Monday, June 23, 2008

Self-sabotage

What do you do with students who are determined to self-sabotage? I spent a depressing weekend entering test and homework scores into the computer, and seeing what popped out. In one Friday morning class, twenty-one out of thirty students will fail if I stick to the guidelines I gave them. There are two reasons for their failing: the low test scores on the braindead tests I give at the beginning of each class (which were supposed to give them an easy thirty percent of their grade in exchange for turning up on time, and in most other classes that's how they work), and the homework scores. Fewer than half of the students handed in any homework at all, despite being reminded weekly for the past five weeks.

If I drop the worst scores from the tests, then the nine good students score almost 100% and the number of failing students drops to fifteen.

What on earth is going on with this lot? Every week, when I tell them about the test the following week, I tell them what the questions will be, AND the answers, and they all write them down. In the last few weeks I have been begging them to remember that there will be a test, and to revise for at least five minutes before class because they have been doing so badly they might fail. I have asked if the questions are too difficult, and they laugh and say that they are not. But the next week, at test time, at least half the class panics. "TEST?" they gasp, and look shocked and betrayed. Why am I springing surprise tests on them?

How can they forget something that happens every week?

Many of the tests are error correction questions that we study the week before, in class. I collect common mistakes and write them on the board, and the students correct them, as a class. They get them right at that time, and don't have any difficulty seeing what is wrong with, say, She name is Susan., and correcting it. They write it down, sneering at the silly mistake. The next week, in the test, they correct it to She's name is Susan, or something equally ludicrous.

I DON'T GET IT.

I wonder if I'll get in trouble if I fail half a class?

3 comments:

Tamakikat said...

Tell me about it.
I say if you spell out what to do and give the students time to do the work then the onus is on them.
However you may have to rethink the gameplan for next round.
Kia kaha!

OzBurger said...

Fail them! All 21 of them.

If you made it clear enough at the beginning and they haven't done the work, fail them. It's clear you made it quite easy to pass.

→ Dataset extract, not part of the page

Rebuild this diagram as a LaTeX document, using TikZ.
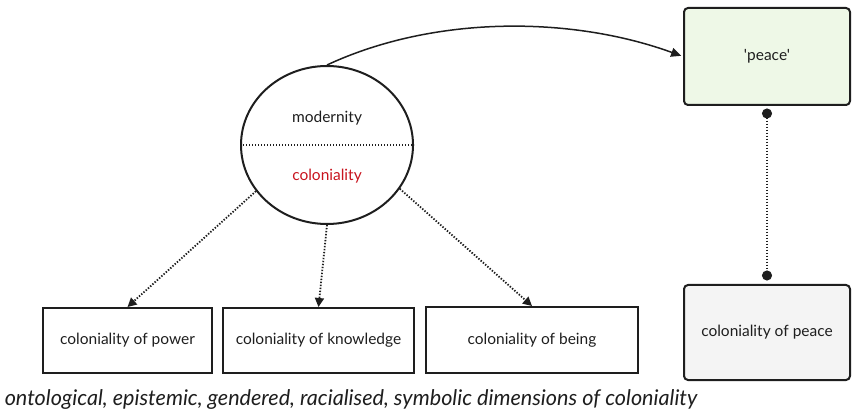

Don't worry, someone else in the institution will rubber stamp their degree and send them off to be incompetent while working for a small Japanese company, but just so long as you can sleep soundly knowing you did your bit.

Hebron said...

I'VE FIGURED IT OUT! :D
Japanese people reset themselves every week! One button press and Bam! their brain is fresh for new information!

This explains why all the Japanese people I've met here seem so happy yet frazzled at the same time. They can actually remember stuff, but their brain is overloaded with information :P

And if I were you, I'd make em panic, just for kicks.
"Yes, I've decided that since your grades are so terrible, the last test is going to count for 100% of your grade."